■ Exercise goal
Copy the data that follows, character for character, minus the pictures.

>> Start Source excerpt

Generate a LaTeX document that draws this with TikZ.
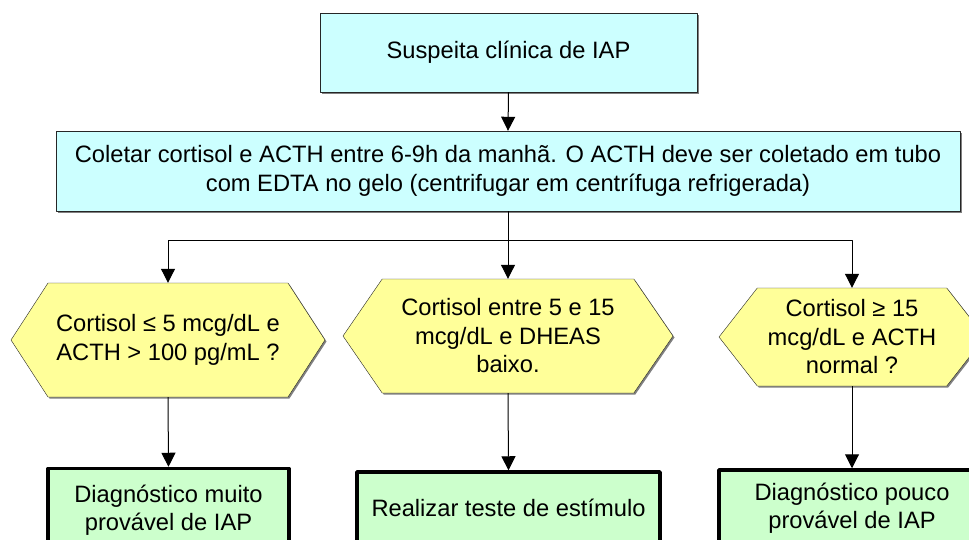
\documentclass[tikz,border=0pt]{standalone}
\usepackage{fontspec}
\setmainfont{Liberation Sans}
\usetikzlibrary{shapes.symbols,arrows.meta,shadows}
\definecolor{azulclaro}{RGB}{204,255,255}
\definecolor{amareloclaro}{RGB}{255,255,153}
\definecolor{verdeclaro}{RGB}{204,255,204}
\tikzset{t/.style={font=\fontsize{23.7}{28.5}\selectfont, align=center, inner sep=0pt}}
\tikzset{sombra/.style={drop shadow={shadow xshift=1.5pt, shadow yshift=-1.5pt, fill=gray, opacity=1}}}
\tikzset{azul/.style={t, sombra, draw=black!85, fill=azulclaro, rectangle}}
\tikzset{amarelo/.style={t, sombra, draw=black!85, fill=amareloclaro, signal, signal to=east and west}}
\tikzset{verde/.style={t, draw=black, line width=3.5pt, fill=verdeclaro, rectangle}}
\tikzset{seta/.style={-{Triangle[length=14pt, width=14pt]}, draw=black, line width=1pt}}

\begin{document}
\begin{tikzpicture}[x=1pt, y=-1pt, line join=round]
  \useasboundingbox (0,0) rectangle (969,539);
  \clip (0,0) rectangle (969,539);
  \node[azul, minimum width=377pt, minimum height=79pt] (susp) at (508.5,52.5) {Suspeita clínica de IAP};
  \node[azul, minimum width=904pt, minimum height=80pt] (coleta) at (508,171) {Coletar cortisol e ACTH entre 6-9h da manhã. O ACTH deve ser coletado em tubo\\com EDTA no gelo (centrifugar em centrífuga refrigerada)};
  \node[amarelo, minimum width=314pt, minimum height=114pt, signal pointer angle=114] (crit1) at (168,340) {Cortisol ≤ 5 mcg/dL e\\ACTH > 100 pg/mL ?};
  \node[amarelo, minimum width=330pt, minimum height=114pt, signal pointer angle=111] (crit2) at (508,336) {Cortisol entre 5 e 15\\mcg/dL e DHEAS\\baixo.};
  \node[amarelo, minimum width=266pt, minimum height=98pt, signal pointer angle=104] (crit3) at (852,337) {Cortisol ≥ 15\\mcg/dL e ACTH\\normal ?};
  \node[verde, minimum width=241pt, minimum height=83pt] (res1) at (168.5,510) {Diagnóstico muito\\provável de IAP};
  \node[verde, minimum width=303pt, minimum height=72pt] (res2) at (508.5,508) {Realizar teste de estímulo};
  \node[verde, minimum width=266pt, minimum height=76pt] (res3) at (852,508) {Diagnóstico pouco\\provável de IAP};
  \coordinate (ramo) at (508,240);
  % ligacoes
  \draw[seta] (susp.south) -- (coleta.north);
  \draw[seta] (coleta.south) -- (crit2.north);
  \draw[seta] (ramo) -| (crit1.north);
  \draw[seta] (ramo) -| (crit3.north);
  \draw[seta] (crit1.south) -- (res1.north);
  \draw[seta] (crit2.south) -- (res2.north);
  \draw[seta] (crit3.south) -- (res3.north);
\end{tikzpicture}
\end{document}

>> End Source excerpt

■ Written answer
Generate a LaTeX document that draws this with TikZ.
\documentclass[tikz,border=0pt]{standalone}
\usepackage{fontspec}
\setmainfont{Liberation Sans}
\usetikzlibrary{shapes.symbols,arrows.meta,shadows}
\definecolor{azulclaro}{RGB}{204,255,255}
\definecolor{amareloclaro}{RGB}{255,255,153}
\definecolor{verdeclaro}{RGB}{204,255,204}
\tikzset{t/.style={font=\fontsize{23.7}{28.5}\selectfont, align=center, inner sep=0pt}}
\tikzset{sombra/.style={drop shadow={shadow xshift=1.5pt, shadow yshift=-1.5pt, fill=gray, opacity=1}}}
\tikzset{azul/.style={t, sombra, draw=black!85, fill=azulclaro, rectangle}}
\tikzset{amarelo/.style={t, sombra, draw=black!85, fill=amareloclaro, signal, signal to=east and west}}
\tikzset{verde/.style={t, draw=black, line width=3.5pt, fill=verdeclaro, rectangle}}
\tikzset{seta/.style={-{Triangle[length=14pt, width=14pt]}, draw=black, line width=1pt}}

\begin{document}
\begin{tikzpicture}[x=1pt, y=-1pt, line join=round]
  \useasboundingbox (0,0) rectangle (969,539);
  \clip (0,0) rectangle (969,539);
  \node[azul, minimum width=377pt, minimum height=79pt] (susp) at (508.5,52.5) {Suspeita clínica de IAP};
  \node[azul, minimum width=904pt, minimum height=80pt] (coleta) at (508,171) {Coletar cortisol e ACTH entre 6-9h da manhã. O ACTH deve ser coletado em tubo\\com EDTA no gelo (centrifugar em centrífuga refrigerada)};
  \node[amarelo, minimum width=314pt, minimum height=114pt, signal pointer angle=114] (crit1) at (168,340) {Cortisol ≤ 5 mcg/dL e\\ACTH > 100 pg/mL ?};
  \node[amarelo, minimum width=330pt, minimum height=114pt, signal pointer angle=111] (crit2) at (508,336) {Cortisol entre 5 e 15\\mcg/dL e DHEAS\\baixo.};
  \node[amarelo, minimum width=266pt, minimum height=98pt, signal pointer angle=104] (crit3) at (852,337) {Cortisol ≥ 15\\mcg/dL e ACTH\\normal ?};
  \node[verde, minimum width=241pt, minimum height=83pt] (res1) at (168.5,510) {Diagnóstico muito\\provável de IAP};
  \node[verde, minimum width=303pt, minimum height=72pt] (res2) at (508.5,508) {Realizar teste de estímulo};
  \node[verde, minimum width=266pt, minimum height=76pt] (res3) at (852,508) {Diagnóstico pouco\\provável de IAP};
  \coordinate (ramo) at (508,240);
  % ligacoes
  \draw[seta] (susp.south) -- (coleta.north);
  \draw[seta] (coleta.south) -- (crit2.north);
  \draw[seta] (ramo) -| (crit1.north);
  \draw[seta] (ramo) -| (crit3.north);
  \draw[seta] (crit1.south) -- (res1.north);
  \draw[seta] (crit2.south) -- (res2.north);
  \draw[seta] (crit3.south) -- (res3.north);
\end{tikzpicture}
\end{document}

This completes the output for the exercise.